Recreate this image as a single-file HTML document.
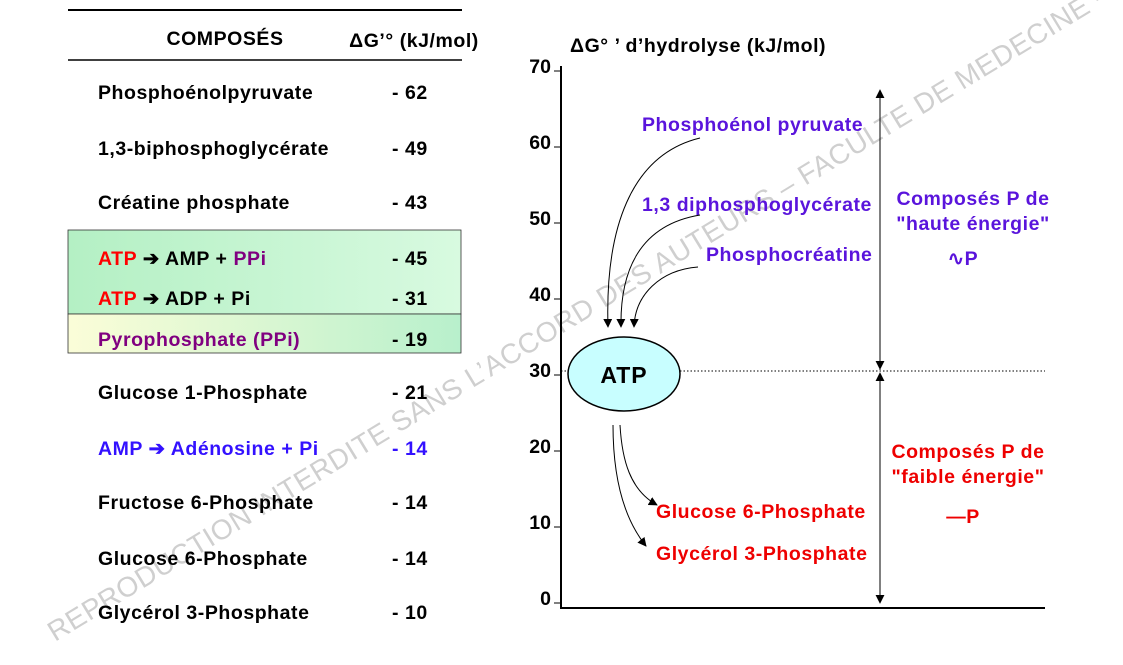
<!DOCTYPE html>
<html><head><meta charset="utf-8"><style>
body{margin:0;background:#fff}
svg{display:block;font-family:"Liberation Sans",Arial,sans-serif;font-weight:bold}
.t{font-size:19.5px;letter-spacing:0.55px}
</style></head><body>
<svg width="1123" height="665" viewBox="0 0 1123 665">
<defs>
<linearGradient id="g1" x1="0" x2="1"><stop offset="0" stop-color="#b4f0c4"/><stop offset="1" stop-color="#d8fae0"/></linearGradient>
<linearGradient id="g2" x1="0" x2="1"><stop offset="0" stop-color="#fbfdd8"/><stop offset="1" stop-color="#b8f0cc"/></linearGradient>
<marker id="ah" viewBox="0 0 10 10" refX="9" refY="5" markerWidth="9" markerHeight="9" orient="auto"><path d="M0,0L10,5L0,10z" fill="#000"/></marker>
</defs>
<text x="0" y="0" font-size="28" fill="#cfcfcf" font-weight="normal" letter-spacing="0.5" transform="translate(55,642) rotate(-31.3)">REPRODUCTION INTERDITE SANS L’ACCORD DES AUTEURS – FACULTE DE MEDECINE - </text>
<g>
<line x1="68" y1="10" x2="462" y2="10" stroke="#000" stroke-width="2"/>
<line x1="68" y1="60" x2="462" y2="60" stroke="#000" stroke-width="1.5"/>
<text class="t" x="225" y="45" text-anchor="middle">COMPOSÉS</text>
<text class="t" x="414" y="47" text-anchor="middle">ΔG’° (kJ/mol)</text>
<rect x="68" y="230" width="393" height="84" fill="url(#g1)" stroke="#333" stroke-width="0.8"/>
<rect x="68" y="314" width="393" height="39" fill="url(#g2)" stroke="#333" stroke-width="0.8"/>
<g class="t">
<text x="98" y="99">Phosphoénolpyruvate</text><text x="392" y="99">- 62</text>
<text x="98" y="155">1,3-biphosphoglycérate</text><text x="392" y="155">- 49</text>
<text x="98" y="209">Créatine phosphate</text><text x="392" y="209">- 43</text>
<text x="98" y="265"><tspan fill="#f00">ATP</tspan>  ➔ AMP + <tspan fill="#800080">PPi</tspan></text><text x="392" y="265">- 45</text>
<text x="98" y="305"><tspan fill="#f00">ATP</tspan>  ➔ ADP + Pi</text><text x="392" y="305">- 31</text>
<text x="98" y="346" fill="#800080">Pyrophosphate (PPi)</text><text x="392" y="346">- 19</text>
<text x="98" y="399">Glucose 1-Phosphate</text><text x="392" y="399">- 21</text>
<text x="98" y="455" fill="#3311ff">AMP ➔ Adénosine + Pi</text><text x="392" y="455" fill="#3311ff">- 14</text>
<text x="98" y="509">Fructose 6-Phosphate</text><text x="392" y="509">- 14</text>
<text x="98" y="565">Glucose 6-Phosphate</text><text x="392" y="565">- 14</text>
<text x="98" y="619">Glycérol 3-Phosphate</text><text x="392" y="619">- 10</text>
</g></g>
<g>
<text class="t" x="570" y="52">ΔG° ’ d’hydrolyse (kJ/mol)</text>
<line x1="561" y1="66" x2="561" y2="609" stroke="#000" stroke-width="2"/>
<line x1="561" y1="608" x2="1045" y2="608" stroke="#000" stroke-width="2"/>
<g id="ticks"></g>
<line x1="561" y1="371" x2="1045" y2="371" stroke="#000" stroke-width="1" stroke-dasharray="1.5,2"/>
<ellipse cx="624" cy="374" rx="56" ry="37" fill="#c8feff" stroke="#000" stroke-width="1.5"/>
<text x="624" y="383" font-size="23" letter-spacing="1" text-anchor="middle">ATP</text>
<g fill="#5a14dc" class="t">
<text x="642" y="131">Phosphoénol pyruvate</text>
<text x="642" y="211">1,3 diphosphoglycérate</text>
<text x="706" y="261">Phosphocréatine</text>
<text x="973" y="205" text-anchor="middle">Composés P de</text>
<text x="973" y="230" text-anchor="middle">"haute énergie"</text>
<text x="963" y="265" text-anchor="middle">∿P</text>
</g>
<g fill="#e00" class="t">
<text x="656" y="518">Glucose 6-Phosphate</text>
<text x="656" y="560">Glycérol 3-Phosphate</text>
<text x="968" y="458" text-anchor="middle">Composés P de</text>
<text x="968" y="483" text-anchor="middle">"faible énergie"</text>
<text x="963" y="523" text-anchor="middle">—P</text>
</g>
<g fill="none" stroke="#000" stroke-width="1" marker-end="url(#ah)">
<path d="M700,138 C630,155 605,230 608,327"/>
<path d="M700,215 C640,225 620,270 621,327"/>
<path d="M698,267 C660,270 635,295 634,327"/>
<path d="M620,425 C622,460 630,490 657,505"/>
<path d="M613,425 C613,480 625,520 646,546"/>
<path d="M880,370 L880,90"/>
<path d="M880,90 L880,369"/>
<path d="M880,375 L880,603"/>
<path d="M880,603 L880,373"/>
</g>
</g>
</svg>
<script>
const tickValues=[0,10,20,30,40,50,60,70];
const tickLabels=["0","10","20","30","40","50","60","70"];
function yScale(v){return 603-7.6*v;}
const g=document.getElementById('ticks');
const ns='http://www.w3.org/2000/svg';
tickValues.forEach((v,i)=>{
 const y=yScale(v);
 const l=document.createElementNS(ns,'line');
 l.setAttribute('x1',554);l.setAttribute('x2',561);l.setAttribute('y1',y);l.setAttribute('y2',y);
 l.setAttribute('stroke','#000');
 
 
 g.appendChild(l);
 const t=document.createElementNS(ns,'text');
 t.setAttribute('x',551);t.setAttribute('y',y+2);t.setAttribute('text-anchor','end');t.setAttribute('font-size','19.5');
 t.textContent=tickLabels[i];
 
 
 g.appendChild(t);
});
</script>
</body></html>
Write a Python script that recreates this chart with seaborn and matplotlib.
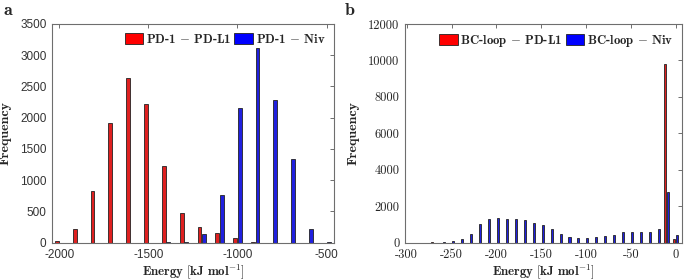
import pandas as pd
import seaborn as sns
import matplotlib.pyplot as plt
from matplotlib.patches import Patch

# ---- data ----
# panel a: PD-1 interaction energies, 100 kJ/mol bins
energy_a = [-2000, -1900, -1800, -1700, -1600, -1500, -1400, -1300,
            -1200, -1100, -1000, -900, -800, -700, -600, -500]
pdl1_a = [30, 210, 820, 1910, 2630, 2220, 1230, 480,
          250, 150, 70, 8, 0, 0, 0, 0]
niv_a = [0, 0, 0, 0, 0, 0, 5, 8,
         130, 760, 2160, 3110, 2290, 1330, 210, 15]
labels_a = ['PD-1 $-$ PD-L1', 'PD-1 $-$ Niv']

# panel b: BC-loop interaction energies, 10 kJ/mol bins
energy_b = [-270, -260, -250, -240, -230, -220, -210, -200, -190, -180,
            -170, -160, -150, -140, -130, -120, -110, -100, -90, -80,
            -70, -60, -50, -40, -30, -20, -10, 0]
pdl1_b = [15, 0, 0, 0, 0, 0, 0, 0, 0, 0,
          0, 0, 0, 0, 0, 0, 0, 0, 0, 0,
          0, 0, 0, 0, 0, 0, 9800, 180]
niv_b = [0, 40, 100, 200, 470, 1040, 1310, 1360, 1290, 1270,
         1250, 1070, 950, 750, 490, 290, 240, 240, 310, 350,
         420, 560, 550, 560, 560, 750, 2770, 400]
labels_b = ['BC-loop $-$ PD-L1', 'BC-loop $-$ Niv']

xticks_a = [-2000, -1500, -1000, -500]
yticks_a = [0, 500, 1000, 1500, 2000, 2500, 3000, 3500]
xticks_b = [-300, -250, -200, -150, -100, -50, 0]
yticks_b = [0, 2000, 4000, 6000, 8000, 10000, 12000]

colors = ['#ff0000', '#0000ff']
frame = '#6e6e6e'

sns.set_style('white')
plt.rcParams['mathtext.fontset'] = 'cm'


def long_df(energy, s1, s2, labels):
    return pd.DataFrame({
        'energy': energy + energy,
        'count': s1 + s2,
        'pair': [labels[0]] * len(energy) + [labels[1]] * len(energy),
    })


fig = plt.figure(figsize=(6.85, 2.8), dpi=100)
ax_a = fig.add_axes([52 / 685, 37.5 / 280, 282 / 685, 218.5 / 280])
ax_b = fig.add_axes([405 / 685, 37.5 / 280, 277 / 685, 218.5 / 280])

panels = [
    (ax_a, long_df(energy_a, pdl1_a, niv_a, labels_a), labels_a, 0.5, 0.15,
     (-2040, -458), (0, 3500), xticks_a, yticks_a),
    (ax_b, long_df(energy_b, pdl1_b, niv_b, labels_b), labels_b, 0.6, 0.25,
     (-302, 7), (0, 12000), xticks_b, yticks_b),
]

for ax, df, labels, w, g, xlim, ylim, xt, yt in panels:
    sns.barplot(data=df, x='energy', y='count', hue='pair', native_scale=True,
                palette=colors, width=w, gap=g, errorbar=None,
                edgecolor='#222222', linewidth=0.6, legend=False, ax=ax)
    ax.set_xlim(*xlim)
    ax.set_ylim(*ylim)
    ax.set_xticks(xt)
    ax.set_yticks(yt)
    for sp in ax.spines.values():
        sp.set_visible(True)
        sp.set_color(frame)
        sp.set_linewidth(0.8)
    ax.tick_params(direction='in', top=True, right=True, length=3,
                   width=0.7, color=frame)
    ax.tick_params(axis='x', pad=4.5)
    ax.tick_params(axis='y', pad=4)
    ax.set_xlabel(r'$\mathbf{Energy\ [kJ\ mol^{-1}]}$', fontsize=9.3)
    ax.xaxis.set_label_coords(0.5, -0.088)
    ax.set_ylabel('Frequency', family='cmb10', fontsize=10, labelpad=6)
    handles = [Patch(facecolor=c, edgecolor='#222222', linewidth=0.6) for c in colors]
    ax.legend(handles, labels, loc='upper right', ncol=2, frameon=False,
              prop={'family': 'cmb10', 'size': 9.2}, handlelength=1.45,
              handleheight=0.85, handletextpad=0.2, columnspacing=0.25,
              borderaxespad=0.3)

# panel a: sans tick labels, panel b: serif tick labels
ax_a.set_xticklabels([str(v) for v in xticks_a], family='Liberation Sans',
                     fontsize=8.5, color='#333333')
ax_a.set_yticklabels([str(v) for v in yticks_a], family='Liberation Sans',
                     fontsize=8.5, color='#333333')
ax_b.set_xticklabels([str(v) for v in xticks_b], family='cmr10', fontsize=9)
ax_b.set_yticklabels([str(v) for v in yticks_b], family='cmr10', fontsize=9)

fig.text(3 / 685, 1 - 15 / 280, 'a', family='cmb10', fontsize=13)
fig.text(345 / 685, 1 - 15 / 280, 'b', family='cmb10', fontsize=13)

fig.savefig('out.png', dpi=100)
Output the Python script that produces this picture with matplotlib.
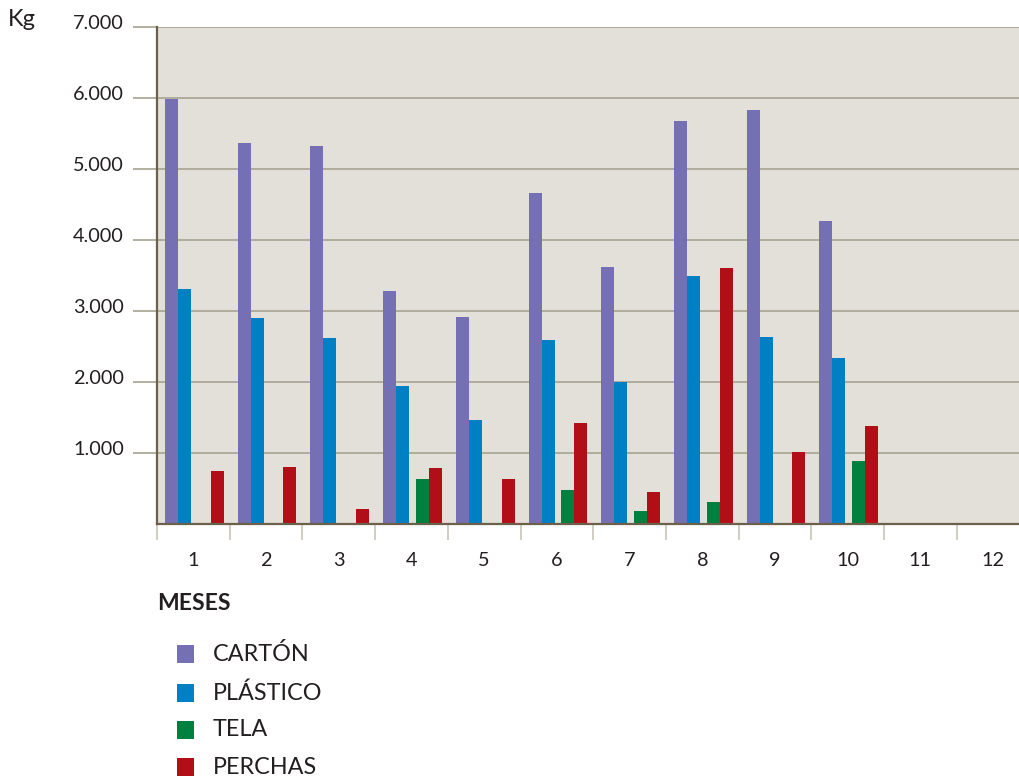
import numpy as np
import matplotlib
matplotlib.use("Agg")
from matplotlib import pyplot as plt
from matplotlib.patches import Rectangle
from matplotlib.ticker import FuncFormatter, FixedLocator
import matplotlib.transforms as mtransforms

plt.rcParams["font.family"] = ["Lato", "DejaVu Sans"]

meses = list(range(1, 13))
series = ["CARTÓN", "PLÁSTICO", "TELA", "PERCHAS"]
carton = [5980, 5367, 5325, 3277, 2910, 4661, 3621, 5678, 5833, 4266, 0, 0]
plastico = [3305, 2896, 2613, 1949, 1469, 2588, 1994, 3494, 2631, 2331, 0, 0]
tela = [0, 0, 0, 636, 0, 481, 184, 311, 0, 890, 0, 0]
perchas = [749, 805, 212, 791, 636, 1429, 453, 3607, 1017, 1384, 0, 0]
y_ticks = [1000, 2000, 3000, 4000, 5000, 6000, 7000]

colores = ["#7570b3", "#0080c4", "#00803f", "#b20e17"]
offsets = [-0.300, -0.121, 0.150, 0.329]
ancho = 0.179

W, H = 1019, 778
fig = plt.figure(figsize=(W / 100, H / 100), dpi=100)
ax = fig.add_axes([157 / W, (H - 524) / H, (W - 157) / W, (524 - 27) / H])
ax.set_facecolor("#e3e0da")

x = np.array(meses, dtype=float)
for valores, color, off in zip([carton, plastico, tela, perchas], colores, offsets):
    ax.bar(x + off, valores, width=ancho, color=color, linewidth=0, zorder=3)

ax.set_xlim(0.5, 0.5 + (W - 157) / 72.7)
ax.set_ylim(0, 7000)

# rejilla horizontal
grid_color = "#a8a290"
for v in y_ticks:
    ax.axhline(v, color=grid_color, linewidth=1.2, zorder=1)

for s in ["top", "right"]:
    ax.spines[s].set_visible(False)
for s in ["left", "bottom"]:
    ax.spines[s].set_color("#6b6049")
    ax.spines[s].set_linewidth(1.6)
    ax.spines[s].set_zorder(4)

# eje y
ax.yaxis.set_major_locator(FixedLocator(y_ticks))
ax.yaxis.set_major_formatter(FuncFormatter(lambda v, p: f"{int(v):,}".replace(",", ".")))
ax.tick_params(axis="y", direction="out", length=17, width=1.2, color=grid_color,
               pad=7, labelsize=14.3, labelcolor="#231f20")
off_up = mtransforms.ScaledTranslation(0, 5 / 100, fig.dpi_scale_trans)
for lbl in ax.get_yticklabels():
    lbl.set_transform(lbl.get_transform() + off_up)

# eje x: marcas en los limites de cada mes, etiquetas en el centro
ax.xaxis.set_major_locator(FixedLocator([m - 0.5 for m in meses]))
ax.xaxis.set_major_formatter(FuncFormatter(lambda v, p: ""))
ax.xaxis.set_minor_locator(FixedLocator(meses))
ax.xaxis.set_minor_formatter(FuncFormatter(lambda v, p: str(int(v))))
ax.tick_params(axis="x", which="major", direction="out", length=11.5, width=1.2,
               color="#c9c5b9")
ax.tick_params(axis="x", which="minor", length=0, pad=20, labelsize=14.3,
               labelcolor="#231f20")

fig.text(8 / W, 1 - 20 / H, "Kg", fontsize=17, color="#231f20", va="center", ha="left")
fig.text(157 / W, 1 - 603 / H, "MESES", fontsize=16.5, fontweight="bold",
         color="#231f20", va="center", ha="left")

# leyenda
filas = [654, 693, 730, 767]
for nombre, color, yc in zip(series, colores, filas):
    fig.patches.append(Rectangle((177 / W, 1 - (yc + 9) / H), 17 / W, 18 / H,
                                 transform=fig.transFigure, facecolor=color,
                                 edgecolor="none"))
    fig.text(213 / W, 1 - yc / H, nombre, fontsize=16.8, color="#231f20",
             va="center", ha="left")

fig.savefig("out.png", dpi=100)
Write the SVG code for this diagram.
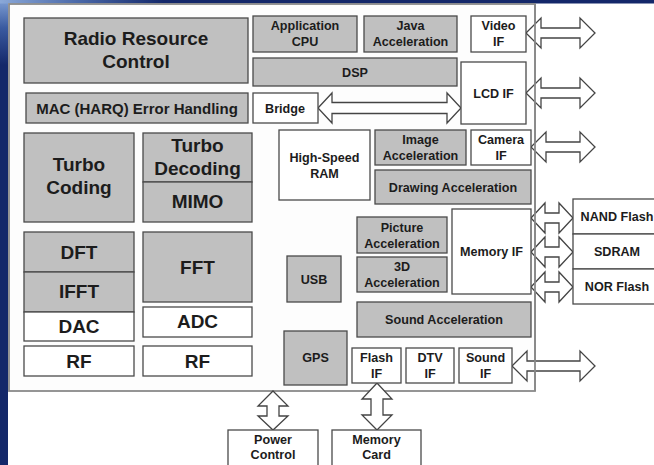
<svg xmlns="http://www.w3.org/2000/svg" width="654" height="465" viewBox="0 0 654 465">
<defs>
<linearGradient id="gLeft" x1="0" y1="0" x2="0" y2="1" gradientUnits="objectBoundingBox">
<stop offset="0" stop-color="#7f9fd4"/>
<stop offset="0.06" stop-color="#3a5aa0"/>
<stop offset="0.14" stop-color="#14286a"/>
<stop offset="1" stop-color="#14286a"/>
</linearGradient>
<linearGradient id="gTop" x1="0" y1="0" x2="1" y2="0">
<stop offset="0" stop-color="#8aa8d8"/>
<stop offset="0.12" stop-color="#4a68a8"/>
<stop offset="0.25" stop-color="#14286a"/>
<stop offset="1" stop-color="#14286a"/>
</linearGradient>
<style>
.g{fill:#c0c0c0;stroke:#4a4a4a;stroke-width:1.3}
.w{fill:#ffffff;stroke:#4a4a4a;stroke-width:1.3}
.ar{fill:#ffffff;stroke:#444444;stroke-width:1.3;stroke-linejoin:miter}
text{font-family:"Liberation Sans",Arial,sans-serif;font-weight:bold;fill:#1c1c1c;text-anchor:middle}
.b{font-size:19px}
.m{font-size:15px}
.s{font-size:12.6px}
</style>
</defs>
<rect x="0" y="0" width="654" height="465" fill="#ffffff"/>
<rect x="0" y="0" width="8" height="465" fill="url(#gLeft)"/>
<rect x="0" y="0" width="654" height="3.5" fill="url(#gTop)"/>
<rect x="9" y="4" width="526" height="387" fill="#fdfdfd" stroke="#8a8a8a" stroke-width="1.8"/>

<g id="connectors">
<path class="ar" d="M526 33 L541 18 L541 28 L580 28 L580 18 L595 33 L580 48 L580 38 L541 38 L541 48 Z"/>
<path class="ar" d="M526 93 L541 78 L541 88 L580 88 L580 78 L595 93 L580 108 L580 98 L541 98 L541 108 Z"/>
<path class="ar" d="M531 147 L546 132 L546 142 L580 142 L580 132 L595 147 L580 162 L580 152 L546 152 L546 162 Z"/>
<path class="ar" d="M512 366 L527 351 L527 361 L580 361 L580 351 L595 366 L580 381 L580 371 L527 371 L527 381 Z"/>
<path class="ar" d="M318 108 L332 93 L332 102.5 L447 102.5 L447 93 L461 108 L447 123 L447 113.5 L332 113.5 L332 123 Z"/>
<path class="ar" d="M531 218 L545 203 L545 213 L559 213 L559 203 L573 218 L559 233 L559 223 L545 223 L545 233 Z"/>
<path class="ar" d="M531 252 L545 237 L545 247 L559 247 L559 237 L573 252 L559 267 L559 257 L545 257 L545 267 Z"/>
<path class="ar" d="M531 287 L545 272 L545 282 L559 282 L559 272 L573 287 L559 302 L559 292 L545 292 L545 302 Z"/>
<path class="ar" d="M273 391 L288 406 L279 406 L279 416 L288 416 L273 430 L258 416 L267 416 L267 406 L258 406 Z"/>
<path class="ar" d="M377 383 L392 399 L383 399 L383 415 L392 415 L377 430 L362 415 L371 415 L371 399 L362 399 Z"/>
</g>
<line x1="535" y1="4" x2="535" y2="391" stroke="#8a8a8a" stroke-width="1.8"/>

<g id="rrc"><rect class="g" x="24" y="18" width="224" height="65"/><text class="b" x="136" y="45">Radio Resource</text><text class="b" x="136" y="68">Control</text></g>
<g id="mac"><rect class="g" x="26" y="93" width="222" height="30"/><text class="m" x="137" y="113.5">MAC (HARQ) Error Handling</text></g>
<g id="turbo-coding"><rect class="g" x="24" y="133" width="110" height="89"/><text class="b" x="79" y="171">Turbo</text><text class="b" x="79" y="194">Coding</text></g>
<g id="turbo-decoding"><rect class="g" x="143" y="133" width="109" height="49"/><text class="b" x="197.5" y="152">Turbo</text><text class="b" x="197.5" y="175">Decoding</text></g>
<g id="mimo"><rect class="g" x="143" y="182" width="109" height="40"/><text class="b" x="197.5" y="208">MIMO</text></g>
<g id="dft"><rect class="g" x="24" y="232" width="110" height="40"/><text class="b" x="79" y="258.5">DFT</text></g>
<g id="ifft"><rect class="g" x="24" y="272" width="110" height="40"/><text class="b" x="79" y="298">IFFT</text></g>
<g id="dac"><rect class="w" x="24" y="312" width="110" height="29"/><text class="b" x="79" y="332.5">DAC</text></g>
<g id="fft"><rect class="g" x="143" y="232" width="109" height="70"/><text class="b" x="197.5" y="273.5">FFT</text></g>
<g id="adc"><rect class="w" x="143" y="307" width="109" height="30"/><text class="b" x="197.5" y="327.5">ADC</text></g>
<g id="rf1"><rect class="w" x="24" y="346" width="110" height="30"/><text class="b" x="79" y="367.5">RF</text></g>
<g id="rf2"><rect class="w" x="143" y="346" width="109" height="30"/><text class="b" x="197.5" y="367.5">RF</text></g>

<g id="app-cpu"><rect class="g" x="253" y="16" width="104" height="36"/><text class="s" x="305" y="30">Application</text><text class="s" x="305" y="46">CPU</text></g>
<g id="java"><rect class="g" x="364" y="16" width="93" height="36"/><text class="s" x="410.5" y="30">Java</text><text class="s" x="410.5" y="46">Acceleration</text></g>
<g id="video-if"><rect class="w" x="471" y="16" width="55" height="36"/><text class="s" x="498.5" y="30">Video</text><text class="s" x="498.5" y="46">IF</text></g>
<g id="dsp"><rect class="g" x="253" y="58" width="204" height="28"/><text class="s" x="355" y="76.5">DSP</text></g>
<g id="lcd-if"><rect class="w" x="461" y="62" width="65" height="62"/><text class="s" x="493.5" y="97.5">LCD IF</text></g>
<g id="bridge"><rect class="w" x="253" y="93" width="65" height="30"/><text class="s" x="285" y="112.5">Bridge</text></g>
<g id="hs-ram"><rect class="w" x="279" y="130" width="91" height="70"/><text class="s" x="324.5" y="161.5">High-Speed</text><text class="s" x="324.5" y="177.5">RAM</text></g>
<g id="image-acc"><rect class="g" x="375" y="130" width="91" height="35"/><text class="s" x="420.5" y="144">Image</text><text class="s" x="420.5" y="160">Acceleration</text></g>
<g id="camera-if"><rect class="w" x="471" y="130" width="60" height="35"/><text class="s" x="501" y="144">Camera</text><text class="s" x="501" y="160">IF</text></g>
<g id="drawing-acc"><rect class="g" x="375" y="170" width="156" height="34"/><text class="s" x="453" y="191.5">Drawing Acceleration</text></g>
<g id="picture-acc"><rect class="g" x="357" y="217" width="90" height="36"/><text class="s" x="402" y="231.5">Picture</text><text class="s" x="402" y="247.5">Acceleration</text></g>
<g id="3d-acc"><rect class="g" x="357" y="257" width="90" height="35"/><text class="s" x="402" y="271">3D</text><text class="s" x="402" y="287">Acceleration</text></g>
<g id="memory-if"><rect class="w" x="452" y="209" width="79" height="85"/><text class="s" x="491.5" y="256">Memory IF</text></g>
<g id="usb"><rect class="g" x="287" y="256" width="54" height="46"/><text class="s" x="314" y="283.5">USB</text></g>
<g id="sound-acc"><rect class="g" x="357" y="302" width="174" height="35"/><text class="s" x="444" y="324">Sound Acceleration</text></g>
<g id="gps"><rect class="g" x="284" y="331" width="63" height="54"/><text class="s" x="315.5" y="362">GPS</text></g>
<g id="flash-if"><rect class="w" x="352" y="348" width="49" height="35"/><text class="s" x="376.5" y="362">Flash</text><text class="s" x="376.5" y="378">IF</text></g>
<g id="dtv-if"><rect class="w" x="406" y="348" width="48" height="35"/><text class="s" x="430" y="362">DTV</text><text class="s" x="430" y="378">IF</text></g>
<g id="sound-if"><rect class="w" x="459" y="348" width="53" height="35"/><text class="s" x="485.5" y="362">Sound</text><text class="s" x="485.5" y="378">IF</text></g>
<g id="nand-flash"><rect class="w" x="573" y="199" width="88" height="35"/><text class="s" x="617" y="221">NAND Flash</text></g>
<g id="sdram"><rect class="w" x="573" y="234" width="88" height="35"/><text class="s" x="617" y="256">SDRAM</text></g>
<g id="nor-flash"><rect class="w" x="573" y="269" width="88" height="35"/><text class="s" x="617" y="291">NOR Flash</text></g>
<g id="power-control"><rect class="w" x="228" y="430" width="90" height="40"/><text class="s" x="273" y="444">Power</text><text class="s" x="273" y="459">Control</text></g>
<g id="memory-card"><rect class="w" x="332" y="430" width="89" height="40"/><text class="s" x="376.5" y="444">Memory</text><text class="s" x="376.5" y="459">Card</text></g>
</svg>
======
What is being asked |
Omit all pictures and repeat exactly the lines from the one containing "Write a Python" through the one containing "plt.rcParams['mathtext.fontset'] = 'cm'", ends included, with nothing added.

Output for this task |
Write a Python script that recreates this chart with seaborn and matplotlib.
import pandas as pd
import seaborn as sns
import matplotlib.pyplot as plt
from matplotlib.patches import Patch

# ---- data ----
# panel a: PD-1 interaction energies, 100 kJ/mol bins
energy_a = [-2000, -1900, -1800, -1700, -1600, -1500, -1400, -1300,
            -1200, -1100, -1000, -900, -800, -700, -600, -500]
pdl1_a = [30, 210, 820, 1910, 2630, 2220, 1230, 480,
          250, 150, 70, 8, 0, 0, 0, 0]
niv_a = [0, 0, 0, 0, 0, 0, 5, 8,
         130, 760, 2160, 3110, 2290, 1330, 210, 15]
labels_a = ['PD-1 $-$ PD-L1', 'PD-1 $-$ Niv']

# panel b: BC-loop interaction energies, 10 kJ/mol bins
energy_b = [-270, -260, -250, -240, -230, -220, -210, -200, -190, -180,
            -170, -160, -150, -140, -130, -120, -110, -100, -90, -80,
            -70, -60, -50, -40, -30, -20, -10, 0]
pdl1_b = [15, 0, 0, 0, 0, 0, 0, 0, 0, 0,
          0, 0, 0, 0, 0, 0, 0, 0, 0, 0,
          0, 0, 0, 0, 0, 0, 9800, 180]
niv_b = [0, 40, 100, 200, 470, 1040, 1310, 1360, 1290, 1270,
         1250, 1070, 950, 750, 490, 290, 240, 240, 310, 350,
         420, 560, 550, 560, 560, 750, 2770, 400]
labels_b = ['BC-loop $-$ PD-L1', 'BC-loop $-$ Niv']

xticks_a = [-2000, -1500, -1000, -500]
yticks_a = [0, 500, 1000, 1500, 2000, 2500, 3000, 3500]
xticks_b = [-300, -250, -200, -150, -100, -50, 0]
yticks_b = [0, 2000, 4000, 6000, 8000, 10000, 12000]

colors = ['#ff0000', '#0000ff']
frame = '#6e6e6e'

sns.set_style('white')
plt.rcParams['mathtext.fontset'] = 'cm'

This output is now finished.